SOURCE MATERIAL:
....................
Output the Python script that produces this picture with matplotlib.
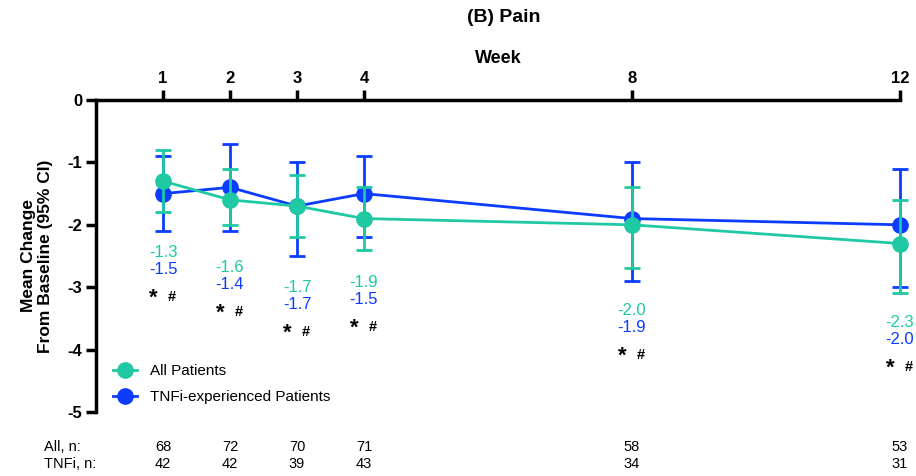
import matplotlib.pyplot as plt
from matplotlib.lines import Line2D
import numpy as np

plt.rcParams['font.family'] = ['Liberation Sans', 'DejaVu Sans']

weeks = [1, 2, 3, 4, 8, 12]
all_mean = [-1.3, -1.6, -1.7, -1.9, -2.0, -2.3]
all_lo = [-1.8, -2.0, -2.2, -2.4, -2.7, -3.1]
all_hi = [-0.8, -1.1, -1.2, -1.4, -1.4, -1.6]
tnf_mean = [-1.5, -1.4, -1.7, -1.5, -1.9, -2.0]
tnf_lo = [-2.1, -2.1, -2.5, -2.2, -2.9, -3.0]
tnf_hi = [-0.9, -0.7, -1.0, -0.9, -1.0, -1.1]
all_n = [68, 72, 70, 71, 58, 53]
tnf_n = [42, 42, 39, 43, 34, 31]
# where the value labels sit under each point
label_y = [-2.44, -2.69, -3.01, -2.93, -3.37, -3.57]

green = "#1ec9a3"
blue = "#0b3cff"

fig = plt.figure(figsize=(9.16, 4.76), dpi=100)
ax = fig.add_axes([96 / 916, 1 - 412 / 476, (900 - 96) / 916, 312 / 476])

all_mean = np.array(all_mean)
tnf_mean = np.array(tnf_mean)
ax.errorbar(weeks, tnf_mean, yerr=[tnf_mean - np.array(tnf_lo), np.array(tnf_hi) - tnf_mean],
            color=blue, marker="o", ms=11, lw=2, capsize=5.5, capthick=2, elinewidth=2,
            zorder=3, clip_on=False)
ax.errorbar(weeks, all_mean, yerr=[all_mean - np.array(all_lo), np.array(all_hi) - all_mean],
            color=green, marker="o", ms=11, lw=2, capsize=5.5, capthick=2, elinewidth=2,
            zorder=4, clip_on=False)

for w, a, t, ly in zip(weeks, all_mean, tnf_mean, label_y):
    ax.text(w, ly, f"{a:.1f}", color=green, ha="center", va="center", fontsize=12)
    ax.text(w, ly - 0.27, f"{t:.1f}", color=blue, ha="center", va="center", fontsize=12)
    ax.annotate("*", (w, ly - 0.71), xytext=(-7, -1), textcoords="offset points",
                ha="center", va="center", fontsize=16, fontweight="bold")
    ax.annotate("#", (w, ly - 0.71), xytext=(6, 0), textcoords="offset points",
                ha="center", va="center", fontsize=10.5, fontweight="bold")

ax.set_xlim(0, 12)
ax.set_ylim(-5, 0)
ax.xaxis.tick_top()
ax.xaxis.set_label_position("top")
ax.set_xticks(weeks)
ax.set_xticklabels([str(w) for w in weeks], fontweight="bold", fontsize=12)
ax.set_yticks([0, -1, -2, -3, -4, -5])
ax.set_yticklabels(["0", "-1", "-2", "-3", "-4", "-5"], fontweight="bold", fontsize=12)
ax.tick_params(width=2.5, length=7, direction="out", pad=3)
for s in ["bottom", "right"]:
    ax.spines[s].set_visible(False)
for s in ["top", "left"]:
    ax.spines[s].set_linewidth(2.5)
ax.set_xlabel("Week", fontweight="bold", fontsize=13, labelpad=6)
ax.set_ylabel("Mean Change\nFrom Baseline (95% CI)", fontweight="bold", fontsize=12.5, labelpad=10)

fig.text(504 / 916, 1 - 18 / 476, "(B) Pain", ha="center", va="center", fontweight="bold", fontsize=14)

handles = [Line2D([], [], color=green, marker="o", ms=11, lw=2),
           Line2D([], [], color=blue, marker="o", ms=11, lw=2)]
fig.legend(handles, ["All Patients", "TNFi-experienced Patients"], loc="upper left",
           bbox_to_anchor=(113 / 916, 1 - 364 / 476), frameon=False, borderpad=0,
           borderaxespad=0, fontsize=11, handlelength=1.6, handletextpad=0.8,
           labelspacing=0.8)

# n table under the chart
fig.text(44 / 916, 1 - 447 / 476, "All, n:", va="center", fontsize=10.5)
fig.text(44 / 916, 1 - 464 / 476, "TNFi, n:", va="center", fontsize=10.5)
for w, a, t in zip(weeks, all_n, tnf_n):
    ax.annotate(str(a), (w, 0), xycoords=("data", "figure fraction"), xytext=(0, 476 - 447),
                textcoords="offset pixels", ha="center", va="center", fontsize=10.5)
    ax.annotate(str(t), (w, 0), xycoords=("data", "figure fraction"), xytext=(0, 476 - 464),
                textcoords="offset pixels", ha="center", va="center", fontsize=10.5)

fig.savefig("out.png", dpi=100)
....................
EXERCISE DIRECTIONS: Leaving out the pictures, repeat the data above exactly.

EXERCISE RESULT:
Output the Python script that produces this picture with matplotlib.
import matplotlib.pyplot as plt
from matplotlib.lines import Line2D
import numpy as np

plt.rcParams['font.family'] = ['Liberation Sans', 'DejaVu Sans']

weeks = [1, 2, 3, 4, 8, 12]
all_mean = [-1.3, -1.6, -1.7, -1.9, -2.0, -2.3]
all_lo = [-1.8, -2.0, -2.2, -2.4, -2.7, -3.1]
all_hi = [-0.8, -1.1, -1.2, -1.4, -1.4, -1.6]
tnf_mean = [-1.5, -1.4, -1.7, -1.5, -1.9, -2.0]
tnf_lo = [-2.1, -2.1, -2.5, -2.2, -2.9, -3.0]
tnf_hi = [-0.9, -0.7, -1.0, -0.9, -1.0, -1.1]
all_n = [68, 72, 70, 71, 58, 53]
tnf_n = [42, 42, 39, 43, 34, 31]
# where the value labels sit under each point
label_y = [-2.44, -2.69, -3.01, -2.93, -3.37, -3.57]

green = "#1ec9a3"
blue = "#0b3cff"

fig = plt.figure(figsize=(9.16, 4.76), dpi=100)
ax = fig.add_axes([96 / 916, 1 - 412 / 476, (900 - 96) / 916, 312 / 476])

all_mean = np.array(all_mean)
tnf_mean = np.array(tnf_mean)
ax.errorbar(weeks, tnf_mean, yerr=[tnf_mean - np.array(tnf_lo), np.array(tnf_hi) - tnf_mean],
            color=blue, marker="o", ms=11, lw=2, capsize=5.5, capthick=2, elinewidth=2,
            zorder=3, clip_on=False)
ax.errorbar(weeks, all_mean, yerr=[all_mean - np.array(all_lo), np.array(all_hi) - all_mean],
            color=green, marker="o", ms=11, lw=2, capsize=5.5, capthick=2, elinewidth=2,
            zorder=4, clip_on=False)

for w, a, t, ly in zip(weeks, all_mean, tnf_mean, label_y):
    ax.text(w, ly, f"{a:.1f}", color=green, ha="center", va="center", fontsize=12)
    ax.text(w, ly - 0.27, f"{t:.1f}", color=blue, ha="center", va="center", fontsize=12)
    ax.annotate("*", (w, ly - 0.71), xytext=(-7, -1), textcoords="offset points",
                ha="center", va="center", fontsize=16, fontweight="bold")
    ax.annotate("#", (w, ly - 0.71), xytext=(6, 0), textcoords="offset points",
                ha="center", va="center", fontsize=10.5, fontweight="bold")

ax.set_xlim(0, 12)
ax.set_ylim(-5, 0)
ax.xaxis.tick_top()
ax.xaxis.set_label_position("top")
ax.set_xticks(weeks)
ax.set_xticklabels([str(w) for w in weeks], fontweight="bold", fontsize=12)
ax.set_yticks([0, -1, -2, -3, -4, -5])
ax.set_yticklabels(["0", "-1", "-2", "-3", "-4", "-5"], fontweight="bold", fontsize=12)
ax.tick_params(width=2.5, length=7, direction="out", pad=3)
for s in ["bottom", "right"]:
    ax.spines[s].set_visible(False)
for s in ["top", "left"]:
    ax.spines[s].set_linewidth(2.5)
ax.set_xlabel("Week", fontweight="bold", fontsize=13, labelpad=6)
ax.set_ylabel("Mean Change\nFrom Baseline (95% CI)", fontweight="bold", fontsize=12.5, labelpad=10)

fig.text(504 / 916, 1 - 18 / 476, "(B) Pain", ha="center", va="center", fontweight="bold", fontsize=14)

handles = [Line2D([], [], color=green, marker="o", ms=11, lw=2),
           Line2D([], [], color=blue, marker="o", ms=11, lw=2)]
fig.legend(handles, ["All Patients", "TNFi-experienced Patients"], loc="upper left",
           bbox_to_anchor=(113 / 916, 1 - 364 / 476), frameon=False, borderpad=0,
           borderaxespad=0, fontsize=11, handlelength=1.6, handletextpad=0.8,
           labelspacing=0.8)

# n table under the chart
fig.text(44 / 916, 1 - 447 / 476, "All, n:", va="center", fontsize=10.5)
fig.text(44 / 916, 1 - 464 / 476, "TNFi, n:", va="center", fontsize=10.5)
for w, a, t in zip(weeks, all_n, tnf_n):
    ax.annotate(str(a), (w, 0), xycoords=("data", "figure fraction"), xytext=(0, 476 - 447),
                textcoords="offset pixels", ha="center", va="center", fontsize=10.5)
    ax.annotate(str(t), (w, 0), xycoords=("data", "figure fraction"), xytext=(0, 476 - 464),
                textcoords="offset pixels", ha="center", va="center", fontsize=10.5)

fig.savefig("out.png", dpi=100)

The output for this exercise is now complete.